• Stated problem
In the records below, find each line with the word "that" and copy it.

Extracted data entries
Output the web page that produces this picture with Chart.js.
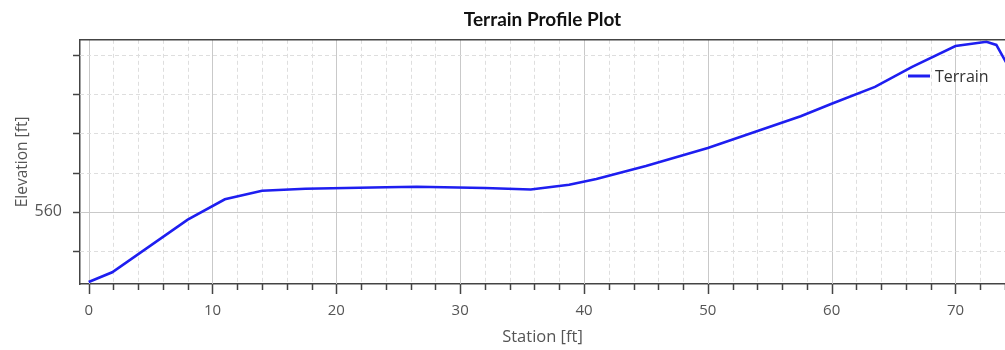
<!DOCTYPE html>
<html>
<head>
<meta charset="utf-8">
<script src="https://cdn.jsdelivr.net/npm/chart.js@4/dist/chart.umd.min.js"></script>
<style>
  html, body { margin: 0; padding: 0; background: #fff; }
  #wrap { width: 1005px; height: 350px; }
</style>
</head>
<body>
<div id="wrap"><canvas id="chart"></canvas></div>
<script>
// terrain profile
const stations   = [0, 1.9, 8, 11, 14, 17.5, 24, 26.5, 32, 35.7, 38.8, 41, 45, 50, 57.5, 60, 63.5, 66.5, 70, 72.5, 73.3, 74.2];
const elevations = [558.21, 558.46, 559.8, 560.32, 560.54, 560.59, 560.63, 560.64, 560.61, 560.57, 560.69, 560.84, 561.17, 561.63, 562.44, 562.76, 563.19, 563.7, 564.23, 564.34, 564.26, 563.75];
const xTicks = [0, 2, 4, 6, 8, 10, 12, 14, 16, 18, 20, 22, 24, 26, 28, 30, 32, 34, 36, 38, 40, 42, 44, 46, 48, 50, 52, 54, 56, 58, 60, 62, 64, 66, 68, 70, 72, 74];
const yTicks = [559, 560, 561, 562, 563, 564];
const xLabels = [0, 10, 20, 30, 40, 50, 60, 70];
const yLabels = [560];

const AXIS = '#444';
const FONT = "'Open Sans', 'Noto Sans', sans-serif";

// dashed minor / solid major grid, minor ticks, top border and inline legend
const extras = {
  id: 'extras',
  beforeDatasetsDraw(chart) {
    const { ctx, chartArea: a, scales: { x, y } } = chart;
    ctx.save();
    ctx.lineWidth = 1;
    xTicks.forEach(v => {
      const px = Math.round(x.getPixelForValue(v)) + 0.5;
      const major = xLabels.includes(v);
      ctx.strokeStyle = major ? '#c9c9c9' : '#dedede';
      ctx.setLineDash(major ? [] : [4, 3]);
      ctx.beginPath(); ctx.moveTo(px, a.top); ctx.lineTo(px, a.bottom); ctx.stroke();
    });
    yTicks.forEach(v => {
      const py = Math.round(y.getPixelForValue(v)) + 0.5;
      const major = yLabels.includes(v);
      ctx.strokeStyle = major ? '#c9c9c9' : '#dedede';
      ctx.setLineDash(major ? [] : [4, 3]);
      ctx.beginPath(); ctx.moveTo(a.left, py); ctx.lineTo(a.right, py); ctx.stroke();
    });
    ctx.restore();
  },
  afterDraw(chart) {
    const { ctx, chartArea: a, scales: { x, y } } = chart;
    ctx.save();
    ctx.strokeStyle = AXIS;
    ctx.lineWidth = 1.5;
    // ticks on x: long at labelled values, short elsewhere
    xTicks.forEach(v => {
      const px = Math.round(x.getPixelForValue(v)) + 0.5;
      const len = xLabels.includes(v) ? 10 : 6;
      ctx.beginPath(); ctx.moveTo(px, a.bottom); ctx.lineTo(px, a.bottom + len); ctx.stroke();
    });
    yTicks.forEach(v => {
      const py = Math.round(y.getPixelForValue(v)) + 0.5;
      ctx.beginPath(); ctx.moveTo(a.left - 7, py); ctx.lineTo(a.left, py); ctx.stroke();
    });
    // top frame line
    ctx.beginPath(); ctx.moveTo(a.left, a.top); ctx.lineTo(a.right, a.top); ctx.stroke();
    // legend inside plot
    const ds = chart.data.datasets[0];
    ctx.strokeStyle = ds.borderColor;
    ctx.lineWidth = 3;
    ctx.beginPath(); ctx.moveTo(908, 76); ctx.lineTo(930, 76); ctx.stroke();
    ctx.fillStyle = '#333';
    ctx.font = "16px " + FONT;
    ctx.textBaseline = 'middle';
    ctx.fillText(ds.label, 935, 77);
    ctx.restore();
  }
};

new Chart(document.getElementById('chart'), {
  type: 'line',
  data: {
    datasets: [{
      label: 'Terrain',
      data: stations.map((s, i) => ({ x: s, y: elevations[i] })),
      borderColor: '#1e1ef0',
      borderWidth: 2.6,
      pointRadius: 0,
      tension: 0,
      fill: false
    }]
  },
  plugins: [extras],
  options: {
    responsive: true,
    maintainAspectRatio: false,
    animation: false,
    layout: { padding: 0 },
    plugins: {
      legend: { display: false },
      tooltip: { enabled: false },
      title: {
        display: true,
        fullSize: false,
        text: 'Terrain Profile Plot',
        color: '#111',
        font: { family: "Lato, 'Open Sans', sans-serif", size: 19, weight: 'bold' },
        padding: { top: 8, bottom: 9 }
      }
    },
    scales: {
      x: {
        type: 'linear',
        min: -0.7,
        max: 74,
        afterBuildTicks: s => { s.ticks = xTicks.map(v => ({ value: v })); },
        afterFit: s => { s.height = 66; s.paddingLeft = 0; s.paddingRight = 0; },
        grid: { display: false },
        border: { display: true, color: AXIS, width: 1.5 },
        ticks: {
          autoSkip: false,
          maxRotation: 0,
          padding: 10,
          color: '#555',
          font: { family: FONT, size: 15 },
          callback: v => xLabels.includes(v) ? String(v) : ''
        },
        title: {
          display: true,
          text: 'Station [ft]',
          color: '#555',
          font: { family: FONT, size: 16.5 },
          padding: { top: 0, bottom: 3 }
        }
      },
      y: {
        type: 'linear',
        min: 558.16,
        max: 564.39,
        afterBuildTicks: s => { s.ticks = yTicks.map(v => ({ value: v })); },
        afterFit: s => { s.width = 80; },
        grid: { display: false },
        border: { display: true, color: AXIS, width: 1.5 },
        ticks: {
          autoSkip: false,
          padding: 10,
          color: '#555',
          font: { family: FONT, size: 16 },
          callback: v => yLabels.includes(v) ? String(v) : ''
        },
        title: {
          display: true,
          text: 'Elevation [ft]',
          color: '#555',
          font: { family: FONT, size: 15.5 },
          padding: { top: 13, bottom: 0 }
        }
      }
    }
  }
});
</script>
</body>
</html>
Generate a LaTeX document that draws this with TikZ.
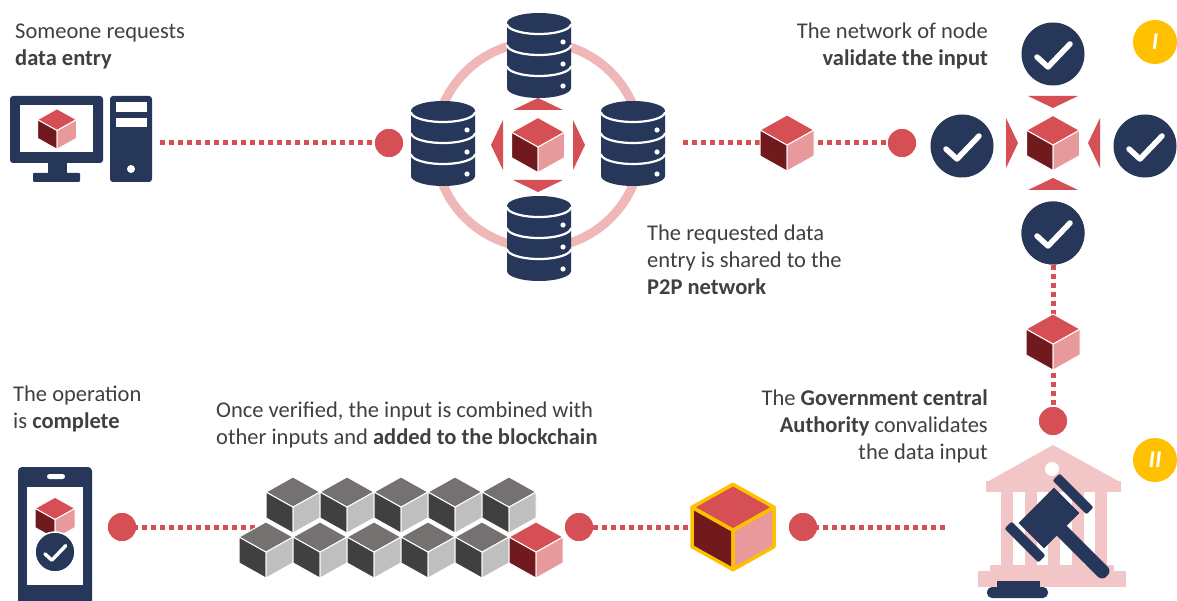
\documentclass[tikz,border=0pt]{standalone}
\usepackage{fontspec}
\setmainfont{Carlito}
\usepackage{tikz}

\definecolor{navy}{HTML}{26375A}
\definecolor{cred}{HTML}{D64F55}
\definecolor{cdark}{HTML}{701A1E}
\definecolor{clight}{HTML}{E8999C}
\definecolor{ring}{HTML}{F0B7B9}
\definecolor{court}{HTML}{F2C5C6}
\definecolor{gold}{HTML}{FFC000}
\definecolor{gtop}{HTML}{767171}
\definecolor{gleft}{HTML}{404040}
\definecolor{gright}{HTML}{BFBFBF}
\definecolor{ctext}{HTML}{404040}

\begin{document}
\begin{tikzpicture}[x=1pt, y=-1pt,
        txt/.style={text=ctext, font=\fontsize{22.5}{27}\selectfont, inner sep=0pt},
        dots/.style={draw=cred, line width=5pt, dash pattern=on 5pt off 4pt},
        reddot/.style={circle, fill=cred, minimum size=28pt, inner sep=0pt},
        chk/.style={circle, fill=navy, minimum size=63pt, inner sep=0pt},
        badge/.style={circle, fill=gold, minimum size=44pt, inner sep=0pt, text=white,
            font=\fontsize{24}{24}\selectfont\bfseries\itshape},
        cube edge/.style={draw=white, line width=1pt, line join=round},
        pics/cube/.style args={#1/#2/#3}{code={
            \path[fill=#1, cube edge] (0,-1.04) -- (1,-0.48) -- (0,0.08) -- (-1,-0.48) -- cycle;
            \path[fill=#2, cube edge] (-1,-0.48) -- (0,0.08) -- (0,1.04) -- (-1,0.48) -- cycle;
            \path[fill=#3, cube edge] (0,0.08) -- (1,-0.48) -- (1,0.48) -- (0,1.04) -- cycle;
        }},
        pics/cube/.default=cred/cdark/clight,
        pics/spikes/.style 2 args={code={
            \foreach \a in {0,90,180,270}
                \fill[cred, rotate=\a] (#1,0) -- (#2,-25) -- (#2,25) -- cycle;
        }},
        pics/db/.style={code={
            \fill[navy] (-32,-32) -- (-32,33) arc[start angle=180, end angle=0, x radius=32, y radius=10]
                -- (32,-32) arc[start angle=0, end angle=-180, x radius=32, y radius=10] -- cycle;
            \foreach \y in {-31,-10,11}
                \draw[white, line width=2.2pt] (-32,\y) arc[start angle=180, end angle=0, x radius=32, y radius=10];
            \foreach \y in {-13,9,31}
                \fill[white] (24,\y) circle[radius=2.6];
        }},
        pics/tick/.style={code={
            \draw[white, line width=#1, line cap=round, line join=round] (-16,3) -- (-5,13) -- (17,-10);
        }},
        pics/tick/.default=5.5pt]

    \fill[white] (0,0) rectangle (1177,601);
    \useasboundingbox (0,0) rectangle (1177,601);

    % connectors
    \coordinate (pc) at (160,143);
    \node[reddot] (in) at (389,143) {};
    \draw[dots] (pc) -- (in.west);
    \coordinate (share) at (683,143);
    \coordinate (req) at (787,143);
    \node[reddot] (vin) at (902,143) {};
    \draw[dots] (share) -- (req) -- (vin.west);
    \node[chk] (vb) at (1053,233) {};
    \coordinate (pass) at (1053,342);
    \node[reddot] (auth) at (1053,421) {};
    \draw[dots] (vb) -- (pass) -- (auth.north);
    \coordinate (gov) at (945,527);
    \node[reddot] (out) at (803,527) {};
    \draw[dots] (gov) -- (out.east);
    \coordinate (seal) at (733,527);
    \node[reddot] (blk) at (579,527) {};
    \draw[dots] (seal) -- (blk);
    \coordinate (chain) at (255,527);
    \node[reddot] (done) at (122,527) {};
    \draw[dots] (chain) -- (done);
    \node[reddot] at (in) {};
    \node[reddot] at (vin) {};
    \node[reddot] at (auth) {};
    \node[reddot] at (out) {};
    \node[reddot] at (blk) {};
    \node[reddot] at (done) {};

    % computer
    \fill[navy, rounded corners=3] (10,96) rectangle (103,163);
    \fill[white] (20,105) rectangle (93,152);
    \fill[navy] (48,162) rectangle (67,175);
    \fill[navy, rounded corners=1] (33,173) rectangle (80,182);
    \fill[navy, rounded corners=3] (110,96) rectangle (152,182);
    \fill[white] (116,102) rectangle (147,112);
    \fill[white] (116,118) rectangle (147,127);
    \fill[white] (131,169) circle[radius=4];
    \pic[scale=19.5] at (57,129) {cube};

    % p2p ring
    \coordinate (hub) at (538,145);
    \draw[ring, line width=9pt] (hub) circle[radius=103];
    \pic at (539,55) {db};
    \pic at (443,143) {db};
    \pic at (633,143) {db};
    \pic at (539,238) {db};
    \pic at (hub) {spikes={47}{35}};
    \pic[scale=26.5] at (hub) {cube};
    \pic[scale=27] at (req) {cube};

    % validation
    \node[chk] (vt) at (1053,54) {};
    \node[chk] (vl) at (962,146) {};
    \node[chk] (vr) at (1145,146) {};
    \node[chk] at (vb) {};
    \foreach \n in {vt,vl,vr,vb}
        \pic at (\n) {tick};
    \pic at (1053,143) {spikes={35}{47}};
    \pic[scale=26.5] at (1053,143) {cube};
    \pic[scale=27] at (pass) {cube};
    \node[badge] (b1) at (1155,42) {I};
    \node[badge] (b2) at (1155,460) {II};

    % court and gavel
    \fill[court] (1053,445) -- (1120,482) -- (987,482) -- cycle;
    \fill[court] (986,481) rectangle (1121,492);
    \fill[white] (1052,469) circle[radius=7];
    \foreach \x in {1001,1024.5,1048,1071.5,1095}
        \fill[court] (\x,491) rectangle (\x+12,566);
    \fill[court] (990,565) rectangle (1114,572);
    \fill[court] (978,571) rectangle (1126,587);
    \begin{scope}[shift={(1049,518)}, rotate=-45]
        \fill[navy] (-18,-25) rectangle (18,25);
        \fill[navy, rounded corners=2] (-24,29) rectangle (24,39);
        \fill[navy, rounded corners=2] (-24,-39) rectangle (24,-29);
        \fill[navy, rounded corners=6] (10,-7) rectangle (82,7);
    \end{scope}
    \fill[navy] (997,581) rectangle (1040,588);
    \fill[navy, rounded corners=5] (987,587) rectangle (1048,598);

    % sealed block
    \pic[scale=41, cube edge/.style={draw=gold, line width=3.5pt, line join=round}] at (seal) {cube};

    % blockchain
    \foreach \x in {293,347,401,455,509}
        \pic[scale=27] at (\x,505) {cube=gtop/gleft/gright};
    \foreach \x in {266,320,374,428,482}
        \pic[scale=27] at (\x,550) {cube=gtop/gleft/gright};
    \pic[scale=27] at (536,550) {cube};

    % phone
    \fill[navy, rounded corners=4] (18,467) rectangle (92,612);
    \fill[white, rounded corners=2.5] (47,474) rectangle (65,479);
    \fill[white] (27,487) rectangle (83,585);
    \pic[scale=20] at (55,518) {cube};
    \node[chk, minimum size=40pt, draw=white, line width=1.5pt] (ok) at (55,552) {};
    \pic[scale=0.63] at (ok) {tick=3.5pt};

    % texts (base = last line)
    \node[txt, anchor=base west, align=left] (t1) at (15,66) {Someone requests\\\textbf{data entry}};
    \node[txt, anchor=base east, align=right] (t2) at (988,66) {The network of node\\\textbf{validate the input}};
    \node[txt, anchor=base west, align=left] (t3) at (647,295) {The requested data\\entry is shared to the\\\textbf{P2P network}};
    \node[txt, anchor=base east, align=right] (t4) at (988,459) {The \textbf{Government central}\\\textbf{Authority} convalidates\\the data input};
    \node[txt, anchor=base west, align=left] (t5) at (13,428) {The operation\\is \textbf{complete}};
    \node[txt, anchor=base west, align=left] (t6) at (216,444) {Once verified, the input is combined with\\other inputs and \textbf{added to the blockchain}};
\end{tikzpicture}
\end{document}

• Solution for this problem
Output the web page that produces this picture with Chart.js.
Generate a LaTeX document that draws this with TikZ.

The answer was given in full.